The rapid expansion of the order in Ireland was mirrored by similar developments in Nigeria throughout the 1940s and 1950s, with the establishment of treatment clinics, a leprosy centre, and hospital clinics in Anua, Ogoja, Afikpo, Obudu, and Ikom. Martin returned to Nigeria to review her sisters’ progress in 1946, bringing with her a British film crew, whose promotional documentary on the order's work, Visitation (1948), proved highly successful. Expansion continued throughout the post-war period with the establishment of foundations in Tanzania (1947), Naples (1952), Angola (1953), Uganda (1955), Ethiopia (1959), Kenya (1961), Brazil (1961), Formosa (Taiwan) (1961), Malawi (1962), and Spain (1962). With warm support from Cardinal Cushing in the US she opened a second noviciate in Boston in 1950, which moved to a larger house in Winchester, Massachusetts, in 1952. Martin maintained a close interest in each centre of the scattered order, and in 1959 made a tour of all its houses.

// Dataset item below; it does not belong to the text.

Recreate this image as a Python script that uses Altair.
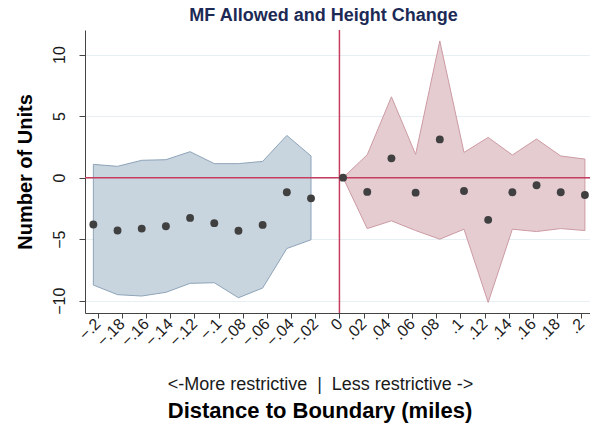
import altair as alt
import pandas as pd

# ---- data ----
left_x = [-0.2035, -0.1835, -0.1635, -0.1435, -0.1235, -0.1035, -0.0835, -0.0635, -0.0435, -0.0235]
left_est = [-3.81, -4.30, -4.14, -3.95, -3.27, -3.70, -4.32, -3.84, -1.19, -1.68]
left_hi = [1.08, 0.92, 1.41, 1.46, 2.11, 1.14, 1.14, 1.32, 3.43, 1.76]
left_lo = [-8.73, -9.51, -9.62, -9.32, -8.59, -8.54, -9.76, -8.97, -5.76, -5.05]

right_x = [0.003, 0.023, 0.043, 0.063, 0.083, 0.103, 0.123, 0.143, 0.163, 0.183, 0.203]
right_est = [0.0, -1.16, 1.57, -1.22, 3.11, -1.08, -3.43, -1.19, -0.62, -1.19, -1.41]
right_hi = [0.0, 1.86, 6.57, 1.89, 11.11, 2.05, 3.27, 1.84, 3.14, 1.76, 1.51]
right_lo = [0.0, -4.14, -3.51, -4.30, -5.00, -4.19, -10.14, -4.19, -4.38, -4.14, -4.30]

x_ticks = [-0.2, -0.18, -0.16, -0.14, -0.12, -0.1, -0.08, -0.06, -0.04, -0.02,
           0.0, 0.02, 0.04, 0.06, 0.08, 0.1, 0.12, 0.14, 0.16, 0.18, 0.2]
y_ticks = [-10, -5, 0, 5, 10]

TITLE = "MF Allowed and Height Change"
Y_TITLE = "Number of Units"
X_SUB = "<-More restrictive\u00a0\u00a0|\u00a0\u00a0Less restrictive ->"
X_TITLE = "Distance to Boundary (miles)"

left = pd.DataFrame({"x": left_x, "est": left_est, "lo": left_lo, "hi": left_hi})
right = pd.DataFrame({"x": right_x, "est": right_est, "lo": right_lo, "hi": right_hi})
pts = pd.concat([left, right], ignore_index=True)
zero = pd.DataFrame({"z": [0.0]})
xt = pd.DataFrame({"t": [X_TITLE]})

FONT = "Liberation Sans"
W, H = 505, 283

xscale = alt.Scale(domain=[-0.2104, 0.2072], nice=False, zero=False)
yscale = alt.Scale(domain=[-11, 12], nice=False, zero=False)

xaxis = alt.Axis(
    values=x_ticks, grid=False, labelOverlap=False, labelSeparation=0,
    labelExpr="replace(format(datum.value, '.2~f'), '0.', '.')",
    labelAngle=315, labelAlign="right", labelBaseline="middle",
    labelFont=FONT, labelFontSize=16, labelColor="#1a1a1a", labelPadding=3,
    tickSize=5, tickColor="#444", domainColor="#444",
    title=X_SUB, titleFont=FONT, titleFontSize=18, titleFontWeight="normal",
    titleColor="#1a1a1a", titleX=235, titleY=71, titleAlign="center",
    titleBaseline="middle", titleAngle=0,
)
yaxis = alt.Axis(
    values=y_ticks, grid=True, gridColor="#e6eff1", gridWidth=1, labelOverlap=False,
    labelAngle=270, labelAlign="center", labelBaseline="bottom",
    labelFont=FONT, labelFontSize=16, labelColor="#1a1a1a", labelPadding=12,
    tickSize=6, tickColor="#444", domainColor="#444",
    title=Y_TITLE, titleFont=FONT, titleFontSize=20, titleFontWeight="bold",
    titleColor="#000", titleX=-60, titleY=141.5, titleAngle=270,
    titleAlign="center", titleBaseline="middle",
)

X = lambda f: alt.X(f, scale=xscale, axis=xaxis)
Y = lambda f: alt.Y(f, scale=yscale, axis=yaxis)

area_l = alt.Chart(left).mark_area(
    fill="#c8d4de", stroke="#8ea4b9", strokeWidth=1, opacity=1
).encode(x=X("x:Q"), y=Y("lo:Q"), y2="hi:Q")
area_r = alt.Chart(right).mark_area(
    fill="#e4ccd1", stroke="#cd9aa3", strokeWidth=1, opacity=1
).encode(x=X("x:Q"), y=Y("lo:Q"), y2="hi:Q")
hline = alt.Chart(zero).mark_rule(color="#c63d60", strokeWidth=1.5).encode(y=Y("z:Q"))
vline = alt.Chart(zero).mark_rule(color="#c63d60", strokeWidth=1.5).encode(x=X("z:Q"))
points = alt.Chart(pts).mark_circle(size=62, color="#404040", opacity=1).encode(
    x=X("x:Q"), y=Y("est:Q")
)
xtitle = alt.Chart(xt).mark_text(
    font=FONT, fontSize=22, fontWeight="bold", color="#000",
    align="center", baseline="middle"
).encode(x=alt.value(235), y=alt.value(H + 98), text="t:N")

chart = alt.layer(area_l, area_r, hline, vline, points, xtitle).properties(
    width=W, height=H,
    title=alt.TitleParams(
        TITLE, font=FONT, fontSize=18, fontWeight="bold", color="#1c2a55",
        anchor="middle", frame="group", dx=-14, offset=4,
    ),
    autosize=alt.AutoSizeParams(type="none"),
    padding={"left": 85, "top": 30, "right": 0, "bottom": 110},
).configure_view(stroke=None).configure_axis(labelOverlap=False)

chart.save("out.html", embed_options={"renderer": "svg", "actions": False})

In later years her contribution to health care received official recognition from the International Red Cross (which awarded her (1963) the Florence Nightingale medal), the newly independent Nigerian state, and the RCSI, which granted her an honorary fellowship in 1966. She was the first woman to receive the freedom of the borough of Drogheda, on 6 June 1966. Having long been slow to delegate, she retired from her work altogether in October 1967 owing to increasingly poor health. She died 27 January 1975 at the order's mother house at Drogheda, and was buried in the convent plot in the nearby St Peter's cemetery. Her portrait (1953), painted by Seán O'Sullivan (qv), hangs in the order's house in Beechgrove, Drogheda.